Why define the Java memory model?

The operating system thread is not thread safe (that statement does not make a lot of sense, but basically, the operating system does not ensure that the intended atomicity of your code is respected).

The problem is that whether two data items are related and therefore need to be synchronized is only really understood by your application.

For example, imagine you are defining a ListOfIntegers class which contains an int array and count of the number of items used in the array. These two data items are related and the way they are updated needs to be co-ordinated in order to ensure that if the object is accessed by two different threads they are always updated in a consistent manner, even if the threads update them simultaneously. Only your application knows how these data items are related. The operating system doesn't know. They are just two pieces of memory as far as it is concerned. That is why you have to implement the thread safety (by using synchronized or carefully arranging how the fields are updated).

The Java "memory model" is pretty close to the hardware model. There is a stack for primitives and objects are allocated on the heap. Synchronization is provided to allow the programmer to lock access to shared data on the heap. In addition, there are rules that the optimizer must follow so that the opimisations don't defeat the synchronisations put in place.

Every programing language that takes concurrency seriously needs a memory model - and here is why.

The memory model is the crux of the concurrency semantics of shared-memory systems. It defines the possible values that a read operation is allowed to return for any given set of write operations performed by a concurrent program, thereby defining the basic semantics of shared variables. In other words, the memory model specifies the set of allowed outputs of a program's read and write operations, and constrains an implementation to produce only (but at least one) such allowed executions. The memory model may and often does allow executions where the outcome cannot be inferred from the order in which read and write operations occur in the program. It is impossible to meaningfully reason about a program or any part of the programming language implementation without an unambiguous memory model. The memory model defines the possible outcomes of a concurrent programs read and write operations. Conversely, the memory model also defines which instruction reorderings may be permitted, either by the processor, the memory system, or the compiler.

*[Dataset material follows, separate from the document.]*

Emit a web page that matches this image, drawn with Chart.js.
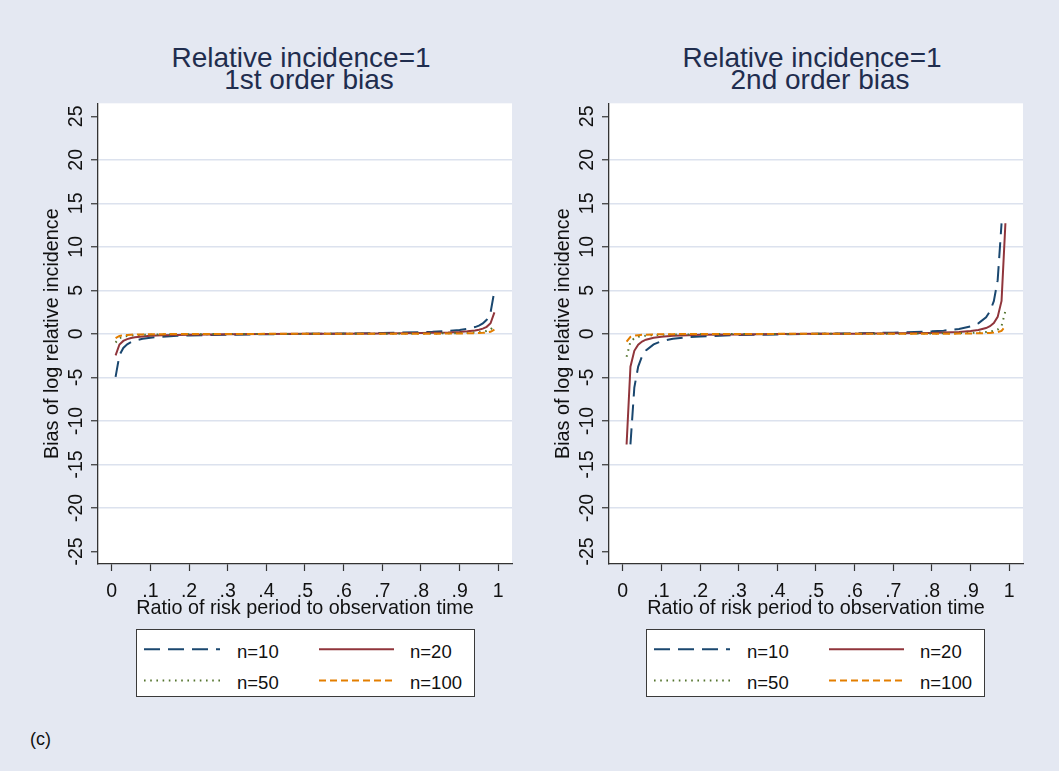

This is an excerpt from the paper Memory Models for C/C++ Programmers which I have co-authored. Even though a large part of it is dedicated to the C++ memory model, it also covers more general areas - starting with the reason why we need a memory model in the first place, explaining the (intuitive) sequential consistent model, and finally the weaker memory models provided by current hardware in x86 and ARM/POWER CPUs.

The Java Memory Model answers the following question: What shall happen when multiple threads modify the same memory location.

And the answer the memory model gives is: If a program has no data races, then all executions of the program will appear to be sequentially consistent.

There is a great paper by Sarita V. Adve, Hans-J. Boehm about why the Java and C++ Memory Model are designed the way they are: Memory Models: A Case For Rethinking Parallel Languages and Hardware

From the paper:

We have been repeatedly surprised at how difficult it is to formalize the seemingly simple and fundamental property of “what value a read should return in a multithreaded program.”

Memory models, which describe the semantics of shared variables, are crucial to both correct multithreaded applications and the entire underlying implementation stack. It is difficult to teach multithreaded programming without clarity on memory models.

After much prior confusion, major programming languages are converging on a model that guarantees simple interleaving-based semantics for "data-race-free" programs and most hardware vendors have committed to support this model.